Será durante la época del Segundo Imperio Francés (1852-1870) cuando se extienda el término “Latinoamérica”, inventado por el economista francés Michel Chevalier en Cartas sobre América del Norte, un libro que publicó en 1836. Napoleón III lo convertirá en la pieza maestra de su argumentario para legitimar sus proyectos imperialistas. Formó parte de la narración de los hechos históricos diseñada por los ideólogos franceses de la época, a la que se unieron entusiasmados los nacionalistas italianos, por razones obvias (también belgas y suizos en la época de la UML). En los países de Hispanoamérica el término también hizo fortuna porque ayudaba a marcar las distancias con España a dos generaciones de los procesos emancipadores y a establecer lazos con la potencia colonial francesa.
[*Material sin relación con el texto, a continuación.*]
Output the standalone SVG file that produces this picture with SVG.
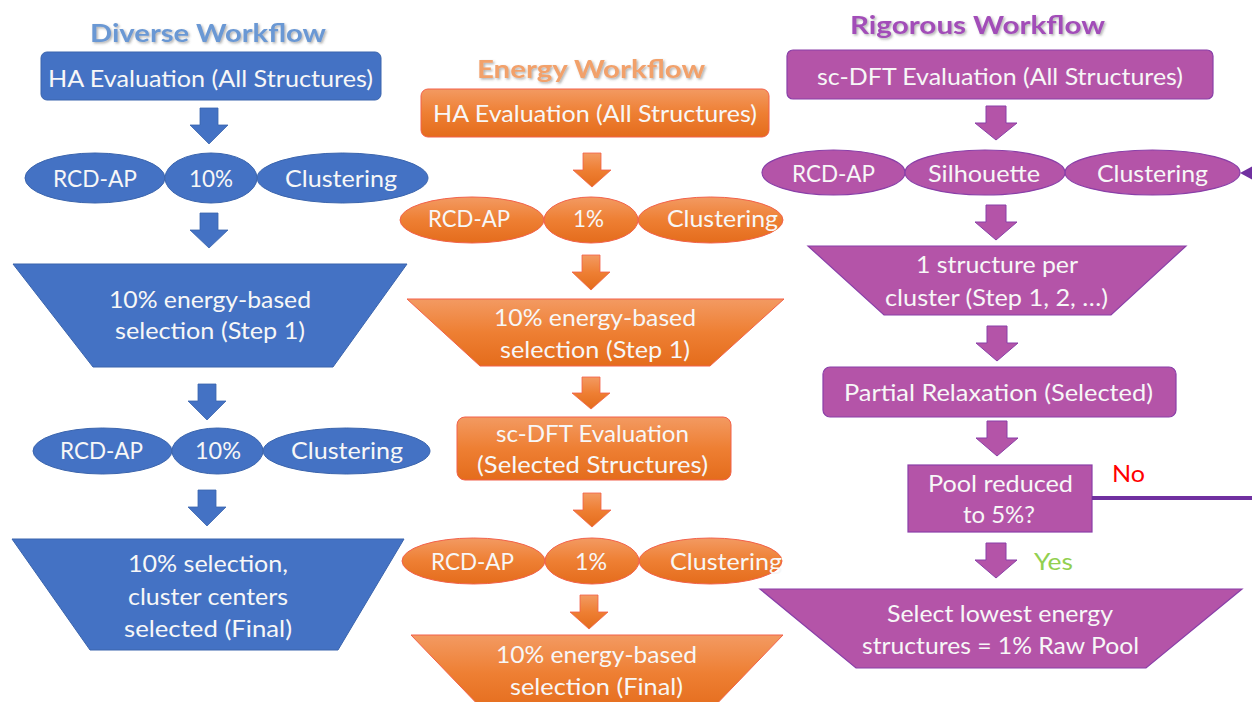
<svg xmlns="http://www.w3.org/2000/svg" width="1252" height="702" viewBox="0 0 1252 702">
  <defs>
    <linearGradient id="orangeFill" x1="0" y1="0" x2="0" y2="1">
      <stop offset="0" stop-color="#f39a62"/>
      <stop offset="0.5" stop-color="#ee7f33"/>
      <stop offset="1" stop-color="#e46c1c"/>
    </linearGradient>
    <filter id="titleShadow" x="-10%" y="-30%" width="120%" height="160%">
      <feDropShadow dx="1.5" dy="1.5" stdDeviation="1" flood-color="#555" flood-opacity="0.45"/>
    </filter>
  </defs>
  <style>
    text { font-family: Lato, "Open Sans", "Liberation Sans", sans-serif; }
    .t { font-size: 24px; fill: #f7f7f7; text-anchor: middle; }
    .title { font-size: 25px; font-weight: bold; text-anchor: middle; filter: url(#titleShadow); }
    .blue { fill: #4472c4; stroke: #3a64ad; stroke-width: 1; }
    .orange { fill: url(#orangeFill); stroke: #f2614a; stroke-width: 1; }
    .purple { fill: #b454a8; stroke: #8a3fa8; stroke-width: 1.2; }
    .link { fill: none; stroke: #7030a0; stroke-width: 4; }
  </style>

  <rect width="1252" height="702" fill="#ffffff"/>

  <!-- Column titles -->
  <g id="title-diverse"><text class="title" x="208" y="42" fill="#6a98d4" textLength="236" lengthAdjust="spacingAndGlyphs">Diverse Workflow</text></g>
  <g id="title-energy"><text class="title" x="591" y="78" fill="#f2a16b" textLength="228" lengthAdjust="spacingAndGlyphs">Energy Workflow</text></g>
  <g id="title-rigorous"><text class="title" x="977.5" y="34" fill="#a24db8" textLength="255" lengthAdjust="spacingAndGlyphs">Rigorous Workflow</text></g>

  <!-- Diverse workflow (blue) -->
  <g id="d-ha">
    <rect class="blue" x="41" y="52" width="340" height="48" rx="6"/>
    <text class="t" x="210.5" y="87" textLength="325" lengthAdjust="spacingAndGlyphs">HA Evaluation (All Structures)</text>
  </g>
  <g id="d-cluster1">
    <ellipse class="blue" cx="95" cy="178" rx="70" ry="25"/>
    <ellipse class="blue" cx="342.5" cy="178" rx="85.5" ry="25"/>
    <ellipse class="blue" cx="211" cy="178" rx="46" ry="25"/>
    <text class="t" x="95" y="187" textLength="84" lengthAdjust="spacingAndGlyphs">RCD-AP</text>
    <text class="t" x="211" y="187" textLength="44" lengthAdjust="spacingAndGlyphs">10%</text>
    <text class="t" x="341" y="187" textLength="112" lengthAdjust="spacingAndGlyphs">Clustering</text>
  </g>
  <g id="d-select1">
    <polygon class="blue" points="13,264 407,264 333,367 93,367"/>
    <text class="t" x="210" y="308" textLength="202" lengthAdjust="spacingAndGlyphs">10% energy-based</text>
    <text class="t" x="210" y="339" textLength="190" lengthAdjust="spacingAndGlyphs">selection (Step 1)</text>
  </g>
  <g id="d-cluster2">
    <ellipse class="blue" cx="102.5" cy="451" rx="69.5" ry="23"/>
    <ellipse class="blue" cx="346.5" cy="451" rx="83.5" ry="23"/>
    <ellipse class="blue" cx="217.5" cy="451" rx="45.5" ry="23"/>
    <text class="t" x="101.5" y="459" textLength="83" lengthAdjust="spacingAndGlyphs">RCD-AP</text>
    <text class="t" x="218" y="459" textLength="46" lengthAdjust="spacingAndGlyphs">10%</text>
    <text class="t" x="347" y="459" textLength="112" lengthAdjust="spacingAndGlyphs">Clustering</text>
  </g>
  <g id="d-final">
    <polygon class="blue" points="12,539 404,539 338,650 90,650"/>
    <text class="t" x="208" y="572" textLength="160" lengthAdjust="spacingAndGlyphs">10% selection,</text>
    <text class="t" x="208" y="605" textLength="160" lengthAdjust="spacingAndGlyphs">cluster centers</text>
    <text class="t" x="208" y="637" textLength="168" lengthAdjust="spacingAndGlyphs">selected (Final)</text>
  </g>

  <!-- Energy workflow (orange) -->
  <g id="e-ha">
    <rect class="orange" x="421" y="89" width="348" height="48" rx="7"/>
    <text class="t" x="595" y="122" textLength="324" lengthAdjust="spacingAndGlyphs">HA Evaluation (All Structures)</text>
  </g>
  <g id="e-cluster1">
    <ellipse class="orange" cx="472" cy="220" rx="72" ry="23"/>
    <ellipse class="orange" cx="710.5" cy="220" rx="72.5" ry="23"/>
    <ellipse class="orange" cx="591" cy="220" rx="47" ry="23"/>
    <text class="t" x="469" y="227" textLength="82" lengthAdjust="spacingAndGlyphs">RCD-AP</text>
    <text class="t" x="588.5" y="227" textLength="31" lengthAdjust="spacingAndGlyphs">1%</text>
    <text class="t" x="722.5" y="227" textLength="111" lengthAdjust="spacingAndGlyphs">Clustering</text>
  </g>
  <g id="e-select1">
    <polygon class="orange" points="407,299 784,299 710,366 480,366"/>
    <text class="t" x="595" y="326" textLength="202" lengthAdjust="spacingAndGlyphs">10% energy-based</text>
    <text class="t" x="595" y="358" textLength="190" lengthAdjust="spacingAndGlyphs">selection (Step 1)</text>
  </g>
  <g id="e-dft">
    <rect class="orange" x="457" y="417" width="274" height="63" rx="8"/>
    <text class="t" x="592.5" y="442" textLength="193" lengthAdjust="spacingAndGlyphs">sc-DFT Evaluation</text>
    <text class="t" x="592.5" y="473" textLength="231" lengthAdjust="spacingAndGlyphs">(Selected Structures)</text>
  </g>
  <g id="e-cluster2">
    <ellipse class="orange" cx="473.5" cy="561" rx="71.5" ry="23"/>
    <ellipse class="orange" cx="710.5" cy="561" rx="71.5" ry="23"/>
    <ellipse class="orange" cx="592" cy="561" rx="47" ry="23"/>
    <text class="t" x="472.5" y="570" textLength="83" lengthAdjust="spacingAndGlyphs">RCD-AP</text>
    <text class="t" x="591" y="570" textLength="32" lengthAdjust="spacingAndGlyphs">1%</text>
    <text class="t" x="726" y="570" textLength="112" lengthAdjust="spacingAndGlyphs">Clustering</text>
  </g>
  <g id="e-final">
    <polygon class="orange" points="411,635 783,635 709,712 485,712"/>
    <text class="t" x="596.5" y="663" textLength="201" lengthAdjust="spacingAndGlyphs">10% energy-based</text>
    <text class="t" x="596.5" y="695" textLength="173" lengthAdjust="spacingAndGlyphs">selection (Final)</text>
  </g>

  <!-- Rigorous workflow (purple) -->
  <g id="r-dft">
    <rect class="purple" x="787" y="50" width="426" height="49" rx="6"/>
    <text class="t" x="1000" y="85" textLength="366" lengthAdjust="spacingAndGlyphs">sc-DFT Evaluation (All Structures)</text>
  </g>
  <g id="r-cluster">
    <ellipse class="purple" cx="833.5" cy="172.5" rx="71.5" ry="22.5"/>
    <ellipse class="purple" cx="1152.5" cy="172.5" rx="87.5" ry="22.5"/>
    <ellipse class="purple" cx="985" cy="172.5" rx="80" ry="22.5"/>
    <text class="t" x="833.5" y="182" textLength="83" lengthAdjust="spacingAndGlyphs">RCD-AP</text>
    <text class="t" x="984" y="182" textLength="112" lengthAdjust="spacingAndGlyphs">Silhouette</text>
    <text class="t" x="1152.5" y="182" textLength="111" lengthAdjust="spacingAndGlyphs">Clustering</text>
  </g>
  <g id="r-select">
    <polygon class="purple" points="808,246 1186,246 1111,315 884,315"/>
    <text class="t" x="997" y="273" textLength="162" lengthAdjust="spacingAndGlyphs">1 structure per</text>
    <text class="t" x="996.5" y="306" textLength="223" lengthAdjust="spacingAndGlyphs">cluster (Step 1, 2, …)</text>
  </g>
  <g id="r-relax">
    <rect class="purple" x="823" y="367" width="353" height="50" rx="7"/>
    <text class="t" x="998.5" y="401" textLength="309" lengthAdjust="spacingAndGlyphs">Partial Relaxation (Selected)</text>
  </g>
  <g id="r-check">
    <rect class="purple" x="908" y="465" width="184" height="67"/>
    <text class="t" x="1000.5" y="492" textLength="145" lengthAdjust="spacingAndGlyphs">Pool reduced</text>
    <text class="t" x="999" y="523" textLength="72" lengthAdjust="spacingAndGlyphs">to 5%?</text>
  </g>
  <g id="r-final">
    <polygon class="purple" points="760,589 1242,589 1146,668 856,668"/>
    <text class="t" x="1000" y="622" textLength="226" lengthAdjust="spacingAndGlyphs">Select lowest energy</text>
    <text class="t" x="1000.5" y="654" textLength="277" lengthAdjust="spacingAndGlyphs">structures = 1% Raw Pool</text>
  </g>

  <!-- Connectors: block arrows and the loop-back line -->
  <g id="connectors">
    <g fill="#4472c4" stroke="#3a64ad" stroke-width="0.8">
      <path d="M200,108 H218 V125 H228 L209,144 L190,125 H200 Z"/>
      <path d="M200,213 H218 V230 H228 L209,248 L190,230 H200 Z"/>
      <path d="M198,384 H216 V401 H226 L207,420 L188,401 H198 Z"/>
      <path d="M198,490 H216 V507 H226 L207,526 L188,507 H198 Z"/>
    </g>
    <g fill="url(#orangeFill)" stroke="#f2614a" stroke-width="0.8">
      <path d="M583,153 H601 V170 H611 L592,187 L573,170 H583 Z"/>
      <path d="M582,255 H600 V272 H610 L591,290 L572,272 H582 Z"/>
      <path d="M582,377 H600 V393 H610 L591,409 L572,393 H582 Z"/>
      <path d="M583,493 H601 V510 H611 L592,527 L573,510 H583 Z"/>
      <path d="M580,595 H598 V612 H608 L589,629 L570,612 H580 Z"/>
    </g>
    <g fill="#b454a8" stroke="#8a3fa8" stroke-width="1">
      <path d="M986,106 H1006 V123 H1017 L996,140 L975,123 H986 Z"/>
      <path d="M986,205 H1006 V222 H1017 L996,240 L975,222 H986 Z"/>
      <path d="M987,326 H1007 V343 H1018 L997,361 L976,343 H987 Z"/>
      <path d="M987,421 H1007 V438 H1018 L997,456 L976,438 H987 Z"/>
      <path d="M986,543 H1006 V560 H1017 L996,578 L975,560 H986 Z"/>
    </g>
    <path class="link" d="M1092,498 H1264 V173 H1250"/>
    <polygon points="1240,173 1253,166 1253,180" fill="#7030a0"/>
    <text x="1112" y="482" font-size="24" fill="#ff0000" textLength="33" lengthAdjust="spacingAndGlyphs">No</text>
    <text x="1034" y="570" font-size="24" fill="#92d050" textLength="39" lengthAdjust="spacingAndGlyphs">Yes</text>
  </g>
</svg>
También facilitaba la integración de los emigrantes italianos en los países de habla española y portuguesa. 
Los acontecimientos políticos se precipitarán durante los años siguientes, a escala mundial, frenando en seco todas las iniciativas que habían ido surgiendo en la corte de Napoleón III. El fin de la Guerra de Secesión hará que los norteamericanos volvieran de nuevo su mirada a su “patio trasero” y ayudaran a acelerar el trágico fin del Segundo Imperio Mexicano (1867). La inestabilidad política durante el período 1868-1875 impidió que España llegara a ser miembro de pleno derecho de la Unión Monetaria Latina y los prusianos, finalmente, darán el golpe de gracia al Segundo Imperio Francés en 1870 (lo que, por cierto, permitió a los nacionalistas italianos anexionarse los Territorios Pontificios y trasladar su capital a Roma). Tras la batalla de Sedán Europa entra en un nuevo período histórico que ha recibido multitud de denominaciones en función de la faceta en la que decidamos fijarnos (La Era del Imperialismo, la Belle Époque, la Paz Armada...). De la Guerra Franco-Prusiana (1870-1871) Alemania sale convertida en una verdadera potencial mundial y el hegemonismo germano se manifiesta ya sin complejos, lo que elevará la tensión militar por todo el mundo, sentando las bases para las dos guerras mundiales del siglo XX.